Bagaimanapun juga, kata Ardian, berdasarkan hasil survei yang dilakukan LSI, keinginan publik saat ini adalah pilkada dilakukan langsung oleh rakyat.

Terlebih, ujarnya, mayoritas rakyat akan mempersalahkan Presiden RI sekaligus Ketua Umum Partai Demokrat, Susilo Bambang Yudhoyono, apabila pilkada dikembalikan kepada DPRD.

Fakta tersebut diperoleh melalui hasil survei "quick poll" yang dilakukan LSI terhadap 1.200 responden yang tersebar di seluruh Indonesia pada tanggal 14-16 September 2014.
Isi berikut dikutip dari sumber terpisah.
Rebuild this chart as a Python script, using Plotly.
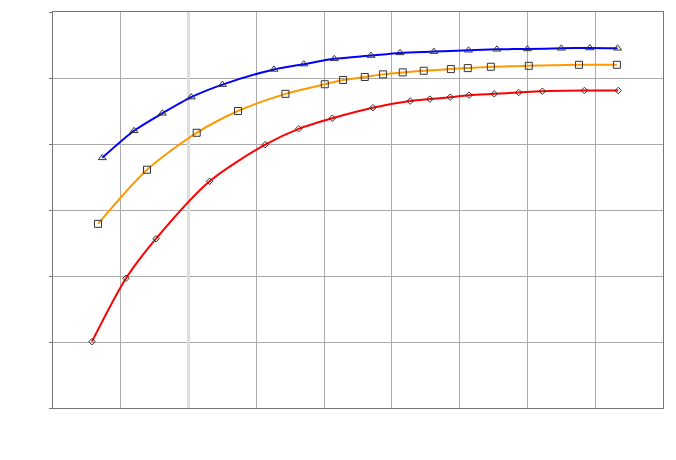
import plotly.graph_objects as go

# Series values (x in grid units, y in grid units)
blue_x = [0.727, 1.195, 1.613, 2.04, 2.50, 3.26, 3.70, 4.15, 4.69, 5.12, 5.62, 6.13, 6.55, 7.00, 7.50, 7.92, 8.33]
blue_y = [3.79, 4.20, 4.465, 4.71, 4.90, 5.13, 5.21, 5.29, 5.34, 5.38, 5.40, 5.42, 5.435, 5.44, 5.45, 5.455, 5.45]

orange_x = [0.664, 1.387, 2.12, 2.73, 3.43, 4.01, 4.28, 4.60, 4.87, 5.16, 5.47, 5.87, 6.12, 6.46, 7.02, 7.76, 8.32]
orange_y = [2.79, 3.61, 4.17, 4.50, 4.76, 4.905, 4.97, 5.015, 5.055, 5.085, 5.11, 5.135, 5.15, 5.17, 5.185, 5.20, 5.20]

red_x = [0.575, 1.077, 1.52, 2.31, 3.13, 3.625, 4.12, 4.72, 5.27, 5.56, 5.86, 6.14, 6.51, 6.87, 7.22, 7.84, 8.34]
red_y = [1.005, 1.965, 2.565, 3.435, 3.99, 4.23, 4.39, 4.55, 4.65, 4.68, 4.71, 4.74, 4.76, 4.78, 4.80, 4.81, 4.81]

x_ticks = list(range(0, 10))
y_ticks = list(range(0, 7))

fig = go.Figure()

series = [
    (red_x, red_y, "#ff0000", "diamond-open", 5),
    (orange_x, orange_y, "#ff9900", "square-open", 7),
    (blue_x, blue_y, "#0000ff", "triangle-up-open", 7),
]
for xs, ys, col, sym, sz in series:
    fig.add_trace(go.Scatter(
        x=xs, y=ys, mode="lines+markers",
        line=dict(color=col, width=2, shape="spline", smoothing=0.8),
        marker=dict(symbol=sym, size=sz, color="#333333", line=dict(width=1, color="#333333")),
        showlegend=False, hoverinfo="skip",
    ))

fig.add_shape(type="line", x0=2, x1=2, y0=0, y1=6, xref="x", yref="y",
              line=dict(color="#dddddd", width=3), layer="between")

fig.update_layout(
    width=676, height=460,
    margin=dict(l=45, r=21, t=4, b=60),
    paper_bgcolor="white", plot_bgcolor="white",
    showlegend=False,
)
fig.update_xaxes(
    range=[0, 9], tickvals=x_ticks, showticklabels=False,
    showgrid=True, gridcolor="#aaaaaa", gridwidth=1,
    showline=True, linecolor="#777777", linewidth=1, mirror=True,
    ticks="", zeroline=False,
)
fig.update_yaxes(
    range=[0, 6], tickvals=y_ticks, showticklabels=False,
    showgrid=True, gridcolor="#aaaaaa", gridwidth=1,
    showline=True, linecolor="#777777", linewidth=1, mirror=True,
    ticks="outside", ticklen=3, tickcolor="#777777", zeroline=False,
)

fig.write_html("out.html")
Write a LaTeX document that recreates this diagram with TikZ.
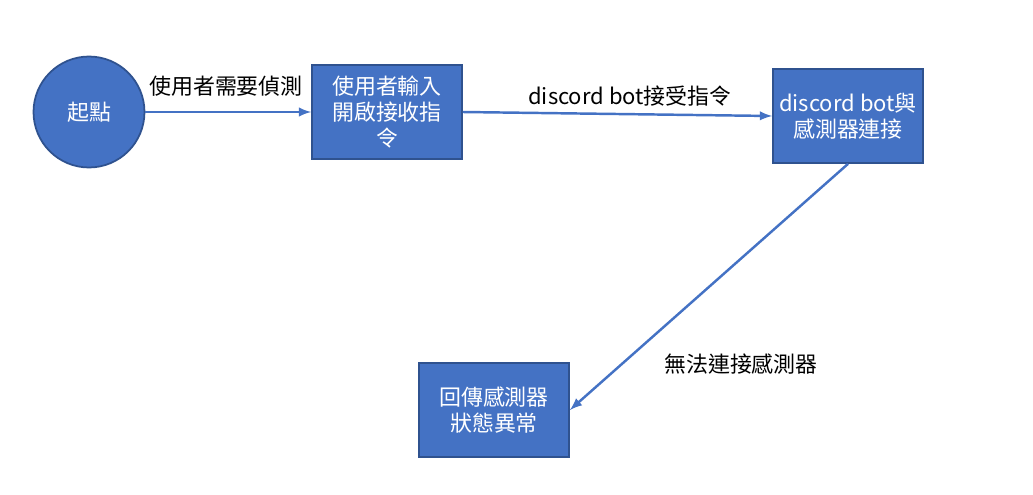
\documentclass[tikz,border=0pt]{standalone}
\usepackage{fontspec}
\setmainfont{Noto Sans CJK TC}
\usepackage{tikz}
\usetikzlibrary{arrows, shapes}
\tikzset{>=latex}
\definecolor{boxblue}{RGB}{68, 114, 196}
\definecolor{boxedge}{RGB}{47, 82, 143}
\tikzset{
	flowbox/.style = {draw = boxedge, fill = boxblue, text = white, line width = 1pt,
		minimum width = 3cm, minimum height = 1.88cm, align = center, inner sep = 2pt},
	startcircle/.style = {draw = boxedge, fill = boxblue, text = white, line width = 1pt,
		circle, minimum size = 2.22cm},
	flowarrow/.style = {boxblue, line width = 1.4pt, ->},
	edgelabel/.style = {text = black}
}

\begin{document}
\begin{tikzpicture}[x = 0.02cm, y = -0.02cm, font = \fontsize{12.5}{15}\selectfont]
\useasboundingbox (0, 0) rectangle (1033, 494);

\node[startcircle] (start) at (89, 112) {起點};
\node[flowbox] (input) at (387, 112) {使用者輸入\\開啟接收指\\令};
\node[flowbox] (connect) at (848, 116) {discord bot與\\感測器連接};
\node[flowbox] (error) at (494, 410) {回傳感測器\\狀態異常};

\draw[flowarrow] (start) -- (input);
\draw[flowarrow] (input.east) -- (connect.west);
\draw[flowarrow] (connect.south) -- (error.east);

\node[edgelabel] (need) at (226, 86) {使用者需要偵測};
\node[edgelabel] (accept) at (630, 96) {discord bot接受指令};
\node[edgelabel] (fail) at (741, 364) {無法連接感測器};

\end{tikzpicture}
\end{document}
"Sebesar 83,07 persen responden menyatakan bahwa presiden bisa dipersalahkan jika hak politik warga memilih secara langsung kepala daerah dicabut dan dikembalikan ke DPRD. Hanya 13,41 persen publik yang menyatakan SBY tidak dapat dipersalahkan," ujar Ardian.

Survei LSI ini menggunakan metode "multistage random sampling" dengan tingkat "margin of error" kurang lebih 2,9 persen.

LSI menyatakan, SBY dicap sebagai aktor utama kemunduran demokrasi apabila pilkada dikembalikan ke DPRD. Karena pemerintahan SBY dinilai sebagai inisiator awal terciptanya wacana mengembalikan pilkada ke DPRD.

Oleh karena itu, kata dia, publik berharap SBY dapat mengambil sikap tegas dalam kapasitasnya sebagai presiden.

"Sikap tegas yang diharapkan publik adalah presiden menarik kembali RUU yang tengah dibahas di DPR karena undang-undang tersebut berawal dari inisiatif pemerintah. Jika presiden menarik kembali RUU tersebut maka pembahasan RUU di DPR tidak dapat dilanjutkan," ujar dia.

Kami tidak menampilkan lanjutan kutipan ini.